Required task » Only the lines from the one with "Convert this chart to Apache ECharts code." through the one with "var rightFills = [green, blue, green, blue];" are to be restated, word for word, with both of them included.

Rows »
○ ○ ○ ○

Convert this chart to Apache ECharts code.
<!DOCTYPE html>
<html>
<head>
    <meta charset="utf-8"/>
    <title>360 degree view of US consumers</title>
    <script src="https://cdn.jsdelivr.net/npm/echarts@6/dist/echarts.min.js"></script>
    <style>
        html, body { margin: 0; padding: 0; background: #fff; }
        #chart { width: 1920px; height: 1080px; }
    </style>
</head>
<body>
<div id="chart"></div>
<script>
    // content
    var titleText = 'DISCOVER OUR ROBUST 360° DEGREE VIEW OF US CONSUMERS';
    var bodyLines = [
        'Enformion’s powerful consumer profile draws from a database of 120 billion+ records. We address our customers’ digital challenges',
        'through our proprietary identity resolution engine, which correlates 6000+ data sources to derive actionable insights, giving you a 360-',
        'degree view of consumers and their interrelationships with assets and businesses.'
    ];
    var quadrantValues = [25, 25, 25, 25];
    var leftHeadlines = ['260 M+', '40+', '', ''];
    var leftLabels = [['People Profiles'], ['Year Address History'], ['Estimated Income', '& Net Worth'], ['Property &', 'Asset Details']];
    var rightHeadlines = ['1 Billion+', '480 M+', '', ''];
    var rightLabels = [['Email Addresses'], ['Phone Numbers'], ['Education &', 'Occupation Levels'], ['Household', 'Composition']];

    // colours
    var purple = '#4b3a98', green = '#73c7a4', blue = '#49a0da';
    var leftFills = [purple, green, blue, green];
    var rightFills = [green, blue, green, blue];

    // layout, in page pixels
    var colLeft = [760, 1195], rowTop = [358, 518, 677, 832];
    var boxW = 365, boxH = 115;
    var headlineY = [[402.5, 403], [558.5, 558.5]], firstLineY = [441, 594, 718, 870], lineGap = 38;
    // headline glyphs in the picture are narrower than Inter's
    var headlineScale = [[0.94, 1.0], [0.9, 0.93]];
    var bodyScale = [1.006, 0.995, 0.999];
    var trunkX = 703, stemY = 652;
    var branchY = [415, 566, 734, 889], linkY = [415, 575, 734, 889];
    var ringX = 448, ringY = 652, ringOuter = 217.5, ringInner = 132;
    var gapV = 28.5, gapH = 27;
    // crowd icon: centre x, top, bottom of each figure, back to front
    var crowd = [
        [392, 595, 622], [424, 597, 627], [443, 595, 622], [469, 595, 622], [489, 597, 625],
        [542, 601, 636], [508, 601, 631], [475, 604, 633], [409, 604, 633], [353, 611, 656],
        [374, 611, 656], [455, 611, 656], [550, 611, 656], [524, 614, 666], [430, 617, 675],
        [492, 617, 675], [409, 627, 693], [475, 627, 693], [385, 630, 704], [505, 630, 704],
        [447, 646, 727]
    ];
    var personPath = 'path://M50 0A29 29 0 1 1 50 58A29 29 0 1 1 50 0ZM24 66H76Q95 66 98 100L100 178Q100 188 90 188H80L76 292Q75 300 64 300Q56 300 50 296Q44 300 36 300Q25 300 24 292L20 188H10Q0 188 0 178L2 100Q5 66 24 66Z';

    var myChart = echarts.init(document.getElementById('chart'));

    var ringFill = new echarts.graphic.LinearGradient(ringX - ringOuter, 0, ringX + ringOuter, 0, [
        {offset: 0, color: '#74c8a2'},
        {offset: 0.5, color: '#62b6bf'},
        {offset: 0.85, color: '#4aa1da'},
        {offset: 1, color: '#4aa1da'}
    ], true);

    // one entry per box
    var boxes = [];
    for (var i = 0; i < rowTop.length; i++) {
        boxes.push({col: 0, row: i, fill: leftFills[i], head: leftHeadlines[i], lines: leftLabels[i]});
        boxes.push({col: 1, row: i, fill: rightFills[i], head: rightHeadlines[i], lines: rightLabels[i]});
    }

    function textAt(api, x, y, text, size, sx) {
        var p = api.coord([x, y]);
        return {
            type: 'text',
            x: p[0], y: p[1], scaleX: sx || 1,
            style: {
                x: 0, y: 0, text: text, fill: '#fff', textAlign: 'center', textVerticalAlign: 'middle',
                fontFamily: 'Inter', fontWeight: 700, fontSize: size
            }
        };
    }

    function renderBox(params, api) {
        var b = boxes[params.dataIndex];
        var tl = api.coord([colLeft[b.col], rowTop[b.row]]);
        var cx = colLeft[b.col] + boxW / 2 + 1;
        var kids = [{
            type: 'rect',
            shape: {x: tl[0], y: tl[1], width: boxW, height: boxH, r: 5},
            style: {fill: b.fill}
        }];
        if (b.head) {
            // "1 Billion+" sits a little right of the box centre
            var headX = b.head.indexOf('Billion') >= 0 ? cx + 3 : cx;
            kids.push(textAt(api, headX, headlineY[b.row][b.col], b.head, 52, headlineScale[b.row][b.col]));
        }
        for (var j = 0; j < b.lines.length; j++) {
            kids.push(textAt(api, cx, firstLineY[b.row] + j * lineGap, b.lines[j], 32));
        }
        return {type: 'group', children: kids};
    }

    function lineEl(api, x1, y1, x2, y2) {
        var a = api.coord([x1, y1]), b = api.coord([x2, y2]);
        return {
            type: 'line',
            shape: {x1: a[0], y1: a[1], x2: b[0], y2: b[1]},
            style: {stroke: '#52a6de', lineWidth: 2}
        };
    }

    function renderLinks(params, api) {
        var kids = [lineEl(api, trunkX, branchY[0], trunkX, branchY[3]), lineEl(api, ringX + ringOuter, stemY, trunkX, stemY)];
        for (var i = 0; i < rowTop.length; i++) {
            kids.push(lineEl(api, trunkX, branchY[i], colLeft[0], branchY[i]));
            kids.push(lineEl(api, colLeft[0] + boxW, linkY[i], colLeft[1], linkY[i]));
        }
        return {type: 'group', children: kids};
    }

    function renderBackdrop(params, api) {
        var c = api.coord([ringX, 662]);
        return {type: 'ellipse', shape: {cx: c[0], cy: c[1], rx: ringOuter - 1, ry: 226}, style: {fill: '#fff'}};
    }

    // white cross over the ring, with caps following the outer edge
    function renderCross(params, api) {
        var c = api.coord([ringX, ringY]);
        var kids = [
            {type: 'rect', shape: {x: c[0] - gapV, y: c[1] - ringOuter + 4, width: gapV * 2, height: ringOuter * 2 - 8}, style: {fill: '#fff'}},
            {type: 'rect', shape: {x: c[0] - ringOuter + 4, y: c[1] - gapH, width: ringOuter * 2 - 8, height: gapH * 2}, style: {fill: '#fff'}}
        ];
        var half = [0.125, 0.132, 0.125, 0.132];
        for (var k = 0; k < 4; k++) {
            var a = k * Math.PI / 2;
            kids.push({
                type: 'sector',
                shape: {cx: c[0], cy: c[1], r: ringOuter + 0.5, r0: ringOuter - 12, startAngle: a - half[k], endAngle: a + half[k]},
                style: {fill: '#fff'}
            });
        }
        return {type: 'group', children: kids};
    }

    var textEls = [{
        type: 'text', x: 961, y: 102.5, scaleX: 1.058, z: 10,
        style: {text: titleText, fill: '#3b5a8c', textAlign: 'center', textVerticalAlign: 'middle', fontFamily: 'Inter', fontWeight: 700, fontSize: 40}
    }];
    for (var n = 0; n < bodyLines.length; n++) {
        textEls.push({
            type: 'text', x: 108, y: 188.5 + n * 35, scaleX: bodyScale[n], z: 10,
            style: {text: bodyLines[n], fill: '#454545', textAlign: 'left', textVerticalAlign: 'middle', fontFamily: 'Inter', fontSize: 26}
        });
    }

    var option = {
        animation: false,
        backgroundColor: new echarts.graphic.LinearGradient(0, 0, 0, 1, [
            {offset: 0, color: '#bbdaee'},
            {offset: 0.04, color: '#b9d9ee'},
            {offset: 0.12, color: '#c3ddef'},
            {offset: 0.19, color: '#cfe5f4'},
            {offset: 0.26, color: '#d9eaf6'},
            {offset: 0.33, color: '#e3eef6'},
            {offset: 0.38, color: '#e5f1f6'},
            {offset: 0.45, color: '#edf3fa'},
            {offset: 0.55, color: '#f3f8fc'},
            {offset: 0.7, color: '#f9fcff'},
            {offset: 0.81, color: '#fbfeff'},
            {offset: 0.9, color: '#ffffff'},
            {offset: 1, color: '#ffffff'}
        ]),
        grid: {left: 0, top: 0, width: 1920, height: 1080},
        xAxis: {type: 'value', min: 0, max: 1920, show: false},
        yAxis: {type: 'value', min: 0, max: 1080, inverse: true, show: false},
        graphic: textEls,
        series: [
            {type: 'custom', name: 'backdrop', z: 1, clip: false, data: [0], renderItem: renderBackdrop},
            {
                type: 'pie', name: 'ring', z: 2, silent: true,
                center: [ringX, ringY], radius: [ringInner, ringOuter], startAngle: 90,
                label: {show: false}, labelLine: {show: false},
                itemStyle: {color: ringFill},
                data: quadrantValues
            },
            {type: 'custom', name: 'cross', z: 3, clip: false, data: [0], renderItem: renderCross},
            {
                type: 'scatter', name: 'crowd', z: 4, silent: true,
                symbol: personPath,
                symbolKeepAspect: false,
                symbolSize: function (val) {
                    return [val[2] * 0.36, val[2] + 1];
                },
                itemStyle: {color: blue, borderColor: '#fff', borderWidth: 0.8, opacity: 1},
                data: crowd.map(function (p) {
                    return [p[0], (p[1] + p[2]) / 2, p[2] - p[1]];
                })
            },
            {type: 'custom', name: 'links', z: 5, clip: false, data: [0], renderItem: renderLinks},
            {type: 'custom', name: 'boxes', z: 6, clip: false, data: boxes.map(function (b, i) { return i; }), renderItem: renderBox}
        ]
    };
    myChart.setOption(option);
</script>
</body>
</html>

○ ○ ○ ○

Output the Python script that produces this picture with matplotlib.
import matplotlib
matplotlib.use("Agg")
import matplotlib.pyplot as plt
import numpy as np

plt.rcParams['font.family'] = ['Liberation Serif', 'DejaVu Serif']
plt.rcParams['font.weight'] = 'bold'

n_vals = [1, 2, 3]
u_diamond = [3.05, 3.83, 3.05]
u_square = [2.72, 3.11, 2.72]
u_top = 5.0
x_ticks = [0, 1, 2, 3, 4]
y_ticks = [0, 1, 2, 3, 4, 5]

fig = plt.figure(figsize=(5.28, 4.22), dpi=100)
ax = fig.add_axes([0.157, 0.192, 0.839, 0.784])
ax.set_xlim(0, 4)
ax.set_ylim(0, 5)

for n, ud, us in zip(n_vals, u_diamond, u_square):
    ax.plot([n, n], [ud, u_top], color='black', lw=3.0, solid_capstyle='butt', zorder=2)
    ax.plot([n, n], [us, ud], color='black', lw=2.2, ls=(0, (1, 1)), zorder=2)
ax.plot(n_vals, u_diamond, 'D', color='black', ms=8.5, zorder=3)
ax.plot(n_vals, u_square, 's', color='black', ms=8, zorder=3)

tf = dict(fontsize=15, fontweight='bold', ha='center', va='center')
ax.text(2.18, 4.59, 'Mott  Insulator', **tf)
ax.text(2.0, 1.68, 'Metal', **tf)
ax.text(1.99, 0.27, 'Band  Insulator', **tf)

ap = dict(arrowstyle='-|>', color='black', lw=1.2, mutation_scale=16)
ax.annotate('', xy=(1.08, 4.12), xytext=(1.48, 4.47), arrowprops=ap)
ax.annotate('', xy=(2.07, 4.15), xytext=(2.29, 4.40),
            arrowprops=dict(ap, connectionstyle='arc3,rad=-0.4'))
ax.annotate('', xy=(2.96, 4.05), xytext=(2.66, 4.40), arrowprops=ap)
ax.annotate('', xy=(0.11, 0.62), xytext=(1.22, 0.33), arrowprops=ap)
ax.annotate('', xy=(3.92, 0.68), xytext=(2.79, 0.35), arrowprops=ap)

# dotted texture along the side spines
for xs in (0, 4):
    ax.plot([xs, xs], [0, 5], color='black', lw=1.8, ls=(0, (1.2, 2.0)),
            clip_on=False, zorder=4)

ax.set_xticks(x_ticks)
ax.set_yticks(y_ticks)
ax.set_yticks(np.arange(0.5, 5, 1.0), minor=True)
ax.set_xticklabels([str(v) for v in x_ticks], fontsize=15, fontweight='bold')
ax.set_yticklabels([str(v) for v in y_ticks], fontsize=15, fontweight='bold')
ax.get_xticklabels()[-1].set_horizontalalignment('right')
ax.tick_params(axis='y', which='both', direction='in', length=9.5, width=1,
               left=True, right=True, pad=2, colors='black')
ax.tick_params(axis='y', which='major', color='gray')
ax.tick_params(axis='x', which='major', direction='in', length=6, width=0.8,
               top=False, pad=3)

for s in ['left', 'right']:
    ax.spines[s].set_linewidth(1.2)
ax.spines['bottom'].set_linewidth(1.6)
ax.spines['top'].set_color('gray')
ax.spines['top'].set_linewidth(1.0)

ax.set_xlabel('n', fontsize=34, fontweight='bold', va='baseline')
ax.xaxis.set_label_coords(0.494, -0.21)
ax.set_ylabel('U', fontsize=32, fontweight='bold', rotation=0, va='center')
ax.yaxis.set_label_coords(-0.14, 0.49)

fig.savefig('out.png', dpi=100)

○ ○ ○ ○

Exercise answer »
Convert this chart to Apache ECharts code.
<!DOCTYPE html>
<html>
<head>
    <meta charset="utf-8"/>
    <title>360 degree view of US consumers</title>
    <script src="https://cdn.jsdelivr.net/npm/echarts@6/dist/echarts.min.js"></script>
    <style>
        html, body { margin: 0; padding: 0; background: #fff; }
        #chart { width: 1920px; height: 1080px; }
    </style>
</head>
<body>
<div id="chart"></div>
<script>
    // content
    var titleText = 'DISCOVER OUR ROBUST 360° DEGREE VIEW OF US CONSUMERS';
    var bodyLines = [
        'Enformion’s powerful consumer profile draws from a database of 120 billion+ records. We address our customers’ digital challenges',
        'through our proprietary identity resolution engine, which correlates 6000+ data sources to derive actionable insights, giving you a 360-',
        'degree view of consumers and their interrelationships with assets and businesses.'
    ];
    var quadrantValues = [25, 25, 25, 25];
    var leftHeadlines = ['260 M+', '40+', '', ''];
    var leftLabels = [['People Profiles'], ['Year Address History'], ['Estimated Income', '& Net Worth'], ['Property &', 'Asset Details']];
    var rightHeadlines = ['1 Billion+', '480 M+', '', ''];
    var rightLabels = [['Email Addresses'], ['Phone Numbers'], ['Education &', 'Occupation Levels'], ['Household', 'Composition']];

    // colours
    var purple = '#4b3a98', green = '#73c7a4', blue = '#49a0da';
    var leftFills = [purple, green, blue, green];
    var rightFills = [green, blue, green, blue];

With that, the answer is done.